Monday
Apr. 27, 1998
Childhood of the Ancients
Today's Reading: "Childhood of the Ancients" by Andrew Hudgins from THE GLASS HAMMER: A SOUTHERN CHILDHOOD, published by Houghton Mifflin Co.
It's playwright AUGUST WILSON's birthday, author of the 1987 Fences, and The Piano Lesson in 1990, both of which won Pulitzer Prizes. His first major play came out in 1982, Ma Rainey's Black Bottom, the story of the great blues singer Gertrude Rainey, who at one point in the play says: "White folks don't understand about the blues. They hear it come out, but they don't know how it got there. They don't understand that's life's way of talking. You don't sing to feel better. You sing 'cause that's a way of understanding life."

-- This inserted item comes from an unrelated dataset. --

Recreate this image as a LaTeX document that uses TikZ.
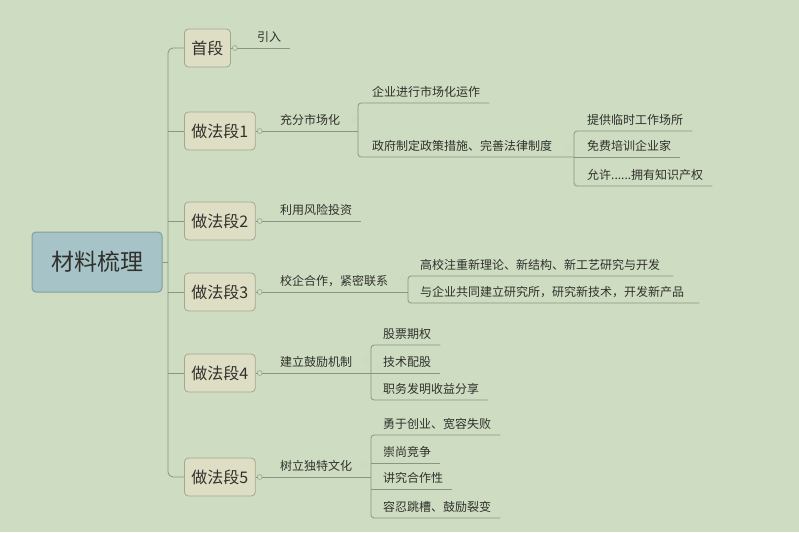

It's the birthday of ULYSSES S. GRANT, in Point Pleasant, Ohio, 1822. The North hadn't won a single battle in the first year of the Civil War until Grant captured several Confederate forts on the Tennessee and Cumberland Rivers. By 1864, Grant was head of the Union army and devised the strategy that won the war. He became the country's 18th president and served two terms that were racked by corruption of legislators under him.
The English writer, MARY WOLLSTONECRAFT, was born on this day in London, 1759; the author of two books in the 1780s and '90s, Thoughts on the Education of Daughters, and A Vindication of the Rights of Woman. She wrote, "I do not wish women to have power over men, but over themselves." She died in 1797, just after giving birth to her daughter, Mary, who would go on to write the novel Frankenstein.